Indeks Persepsi Korupsi 2024: Tantangan Global dan Peringkat Indonesia yang Stagnan

Indeks Persepsi Korupsi 2024: Tantangan Global dan Peringkat Indonesia yang Stagnan

Laporan Indeks Persepsi Korupsi (CPI) 2024 dari Transparency International kembali menyoroti masih tingginya angka korupsi di berbagai belahan dunia. Praktik korupsi yang merajalela ini terbukti menghambat pertumbuhan ekonomi, melemahkan pilar-pilar demokrasi, dan berdampak signifikan terhadap stabilitas sosial di berbagai negara. CPI, yang mengukur persepsi korupsi di sektor publik berdasarkan data survei para ahli dan pemimpin bisnis, menggunakan skala 0 hingga 100, dengan skor rendah mengindikasikan tingginya tingkat korupsi. Hasil CPI 2024 menunjukkan masih adanya negara-negara yang terpuruk dalam hal transparansi dan akuntabilitas pemerintahan, menunjukkan urgensi peningkatan upaya pemberantasan korupsi secara global.

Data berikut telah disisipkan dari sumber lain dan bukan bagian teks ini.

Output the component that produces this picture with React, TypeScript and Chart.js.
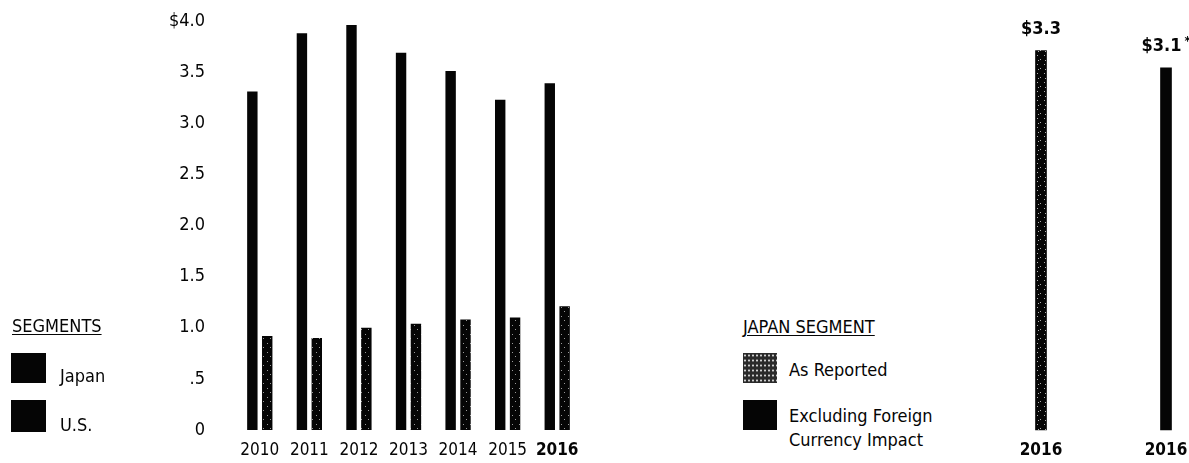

Sepuluh negara dengan skor terendah dalam CPI 2024, yang mengindikasikan tingkat korupsi tertinggi, adalah sebagai berikut:

  • Sudan Selatan: Skor 8
  • Somalia: Skor 9
  • Venezuela: Skor 10
  • Suriah: Skor 12
  • Yaman: Skor 13
  • Libya: Skor 13
  • Eritrea: Skor 13
  • Guinea Ekuatorial: Skor 13
  • Nikaragua: Skor 14
  • Sudan: Skor 15

Kondisi ini seringkali diiringi oleh krisis politik, konflik berkepanjangan, dan lemahnya penegakan hukum. Ketiadaan supremasi hukum yang kuat menjadi celah bagi praktik korupsi untuk terus berkembang dan mengakar. Sebaliknya, negara-negara dengan skor tinggi, seperti Denmark (skor 90), Finlandia (skor 88), dan Singapura (skor 84), menunjukkan korelasi positif antara transparansi pemerintahan dan pembangunan berkelanjutan serta kesejahteraan masyarakat.

Posisi Indonesia dalam CPI 2024 dan Tantangan ke Depan

Indonesia, dalam laporan CPI 2024, menempati peringkat ke-99 dari 180 negara dengan skor 37. Meskipun tidak termasuk dalam sepuluh besar negara paling korup, skor ini mencerminkan stagnasi dalam upaya pemberantasan korupsi selama beberapa tahun terakhir. Perbandingan dengan negara-negara tetangga seperti Malaysia (skor 50) dan Singapura (skor 84) menunjukkan masih adanya pekerjaan rumah besar bagi Indonesia dalam meningkatkan transparansi dan akuntabilitas di sektor publik. Lemahnya penegakan hukum, maraknya praktik suap dan konflik kepentingan di lingkungan pemerintahan menjadi tantangan utama yang harus segera diatasi.

Reformasi sistem hukum yang komprehensif, peningkatan transparansi di berbagai lembaga pemerintahan, serta penegakan hukum yang tegas dan berkeadilan menjadi kunci untuk memperbaiki peringkat Indonesia dalam indeks ini. Partisipasi aktif masyarakat dalam pengawasan pemerintahan juga krusial untuk menciptakan lingkungan yang bersih dan bebas dari korupsi. Penting untuk diingat bahwa korupsi bukan hanya menghambat pertumbuhan ekonomi, tetapi juga menggerogoti kepercayaan publik dan menghambat pembangunan berkelanjutan, termasuk upaya mitigasi perubahan iklim. Dana yang seharusnya dialokasikan untuk sektor pendidikan, kesehatan, dan infrastruktur seringkali disalahgunakan, berdampak langsung pada kesejahteraan rakyat.

Perlunya Aksi Kolaboratif Global

Pemberantasan korupsi memerlukan komitmen jangka panjang dari berbagai pihak, baik di tingkat nasional maupun internasional. Kerja sama regional dan global, pertukaran best practice, dan peningkatan kapasitas penegak hukum menjadi langkah penting dalam menciptakan dunia yang lebih bersih dan transparan. Transparansi, akuntabilitas, dan partisipasi aktif masyarakat merupakan pilar utama dalam membangun pemerintahan yang berintegritas. Tanpa komitmen yang kuat dan aksi nyata dari seluruh pemangku kepentingan, korupsi akan terus menjadi ancaman bagi pembangunan dan kesejahteraan global.